Bhante Sangharakshita distinguishes these two by referring to the Transcendental view as Perfect Vision. Right View is the conceptual expression of the Buddha’s experience and to the extent that we hold that view, we have Right View. On a very basic level this means, as I said earlier, holding the view that there are higher states of consciousness and that we can by our own efforts attain to those states. It also implies accepting the practices of meditation and the ethical precepts.

Perfect Vision is the vision of one who has had an experience of Insight into the true nature of Reality for himself or herself. This is not just a glimpse but also an experience that transforms how we see and experience ourselves and others.
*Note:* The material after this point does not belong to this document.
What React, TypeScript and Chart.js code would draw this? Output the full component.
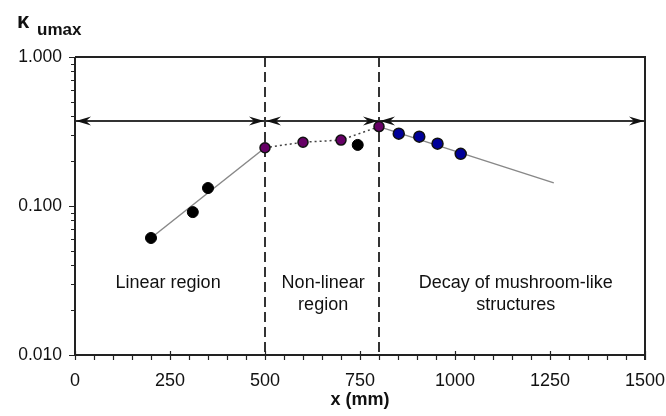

This is not the same as Enlightenment because although at this stage we have had our vision of existence completely transformed, there is still work to do to completely transform ourselves in accordance with that vision. But this experience is known as the ‘point of no return’, from now on we are irreversibly on the spiritual Path.

Right View is necessary if we are to attain Perfect Vision and Perfect Vision sets us firmly on the road to Nirvana, Enlightenment. Here is how Sangharakshita explains Perfect Vision with the help of a simile:
“ Imagine we want to make a journey to climb some lofty mountain peak. What do we do? First we study a map of the terrain, of the surrounding foothills, and of the mountain itself. This study of the map corresponds to the theoretical study of Buddhist doctrine, to knowing all about the Madhyamikas, the Yogacarins, the Sarvastivadins, and so on. But we have to actually start our journey, we have to get going – we have at least to get to base camp. This corresponds to our preliminary practice of the Buddha’s teaching. Eventually, after several days, weeks, or months of travelling, we catch a glimpse of the distant mountain peak which is the object of our journey. We have come only a little way, and are still far from the foot of the mountain, but there in the distance we see the shining snow peak. We have a direct perception – a vision – of it, although from a very great distance. This glimpse of the peak corresponds to Perfect Vision and it gives us inspiration and
encouragement to continue our journey. “ (Sangharakshita, Vision and Transformation, p.32)

According to the Buddha, the Dharma is a finger pointing at the moon. In other words, the teachings of the Buddha point us in the right direction, the direction of Wisdom, the direction of Perfect Vision. What we have to do is look at the moon, see the moon for ourselves, face-to-face, so to speak. We need to have a direct experience of Reality, a vision of how things really are.